Dole Food Co. Chief Executive Officer David Murdock and a former executive of the fresh-fruit producer were ordered to pay $148.1 million over allegations they drove down the value of the company so Murdock could take it private on the cheap in a $1.2 billion deal.
Murdock received an “improper personal benefit” from the deal, in which he paid $13.50 a share to regain control of one of the world’s largest sellers of fresh fruit and vegetables, Delaware Chancery Court Judge Travis Laster ruled Thursday. The judge also found Michael Carter, Dole’s ex-president and chief counsel, should be held personally liable for investors losses on the buyout.
The two executives’ actions “deprived shareholders of the ability to consider the merger on a fully informed basis,” the judge ruled. Laster also cleared officials at Deutsche Bank AG, who advised Murdock on the deal, of wrongdoing in connection with the buyout.
Morgan Evans, a Dole spokeswoman, said Thursday that the company didn’t have any comment on Laster’s ruling.
Murdock has a net worth of $2.9 billion, according to the Bloomberg Billionaires Index. The billionaire announced last year he would donate $15 million annually to a North Carolina-based research facility he founded that focuses on nutritional health.
Murdock, Dole’s CEO from 1985 to 2007, returned to the role in 2013. He took the company private once before, in 2003, and then sold 60 percent to the public in 2009.
The 91-year-old Murdock, who has vowed to live to 125, testified in February at trial that unhappy investors were unfairly painting him “as a skunk” and that he didn’t engineer the deal to enrich himself.
“Dole stockholders are pleased with the judge’s decision to rein in what a controlling shareholder like Mr. Murdock can do in a management-led buyout,” Stuart Grant, an attorney for investors who sued over the deal, said in an interview.
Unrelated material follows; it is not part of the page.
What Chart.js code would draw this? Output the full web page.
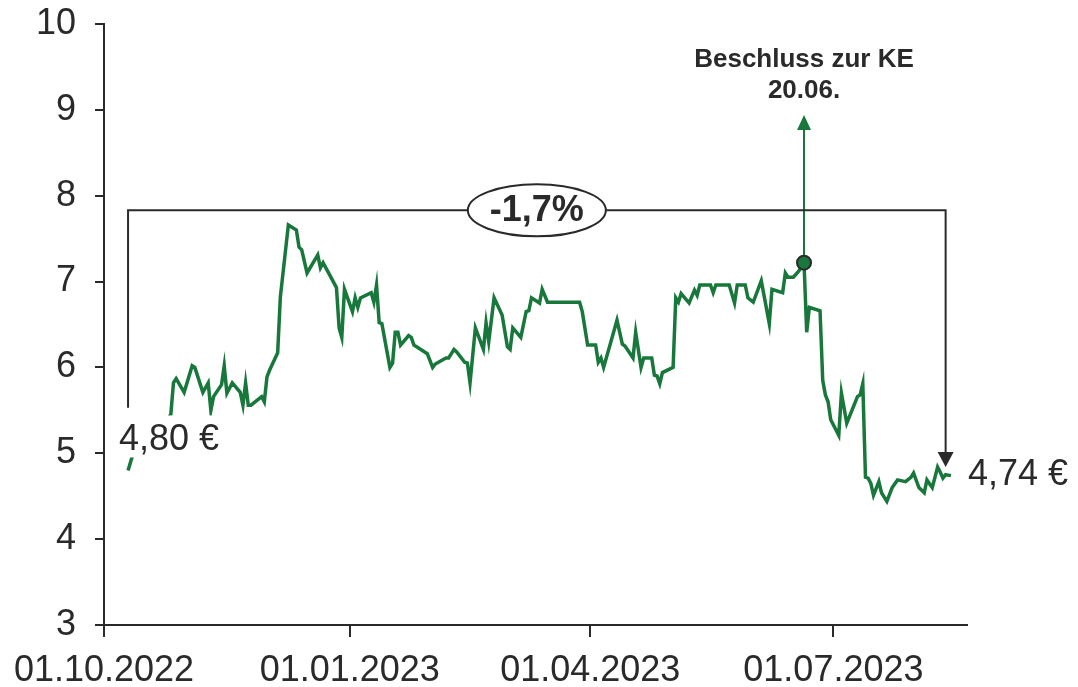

Shareholders accused Murdock of conspiring with Carter and Deutsche bankers to drive down the value of the food company so he could buy the 60 percent of Dole he didn’t already own. That would allow him to take the company private for the second time in his career.
While Laster cleared Deutsche officials of acting improperly as part of the deal, he found Murdock and Carter engaged in disinformation campaign to convince directors that Dole wasn’t worth more.
Murdock didn’t disclose to directors that he’d talked to Deutsche bankers for more than a year about a management-led buyout before he made an offer, the judge noted.
Prior to Murdock’s bid, Carter canceled a stock buy-back program, which hurt the value of Dole shares, Laster said. The executive, whom the judge described as Murdock’s “right-hand man,” also provided low-ball projections to directors about the company’s value.
“Carter engaged in fraud” through his efforts to help Murdock take Dole private as cheaply as possible, Laster said. He added that the billionaire violated legal duties to shareholders by “orchestrating an unfair, self-interested transaction.”
The case is In Re Dole Food Co. Inc. Stockholder Litigation, Consolidated CA 8703-VCL, Delaware Chancery Court (Wilmington).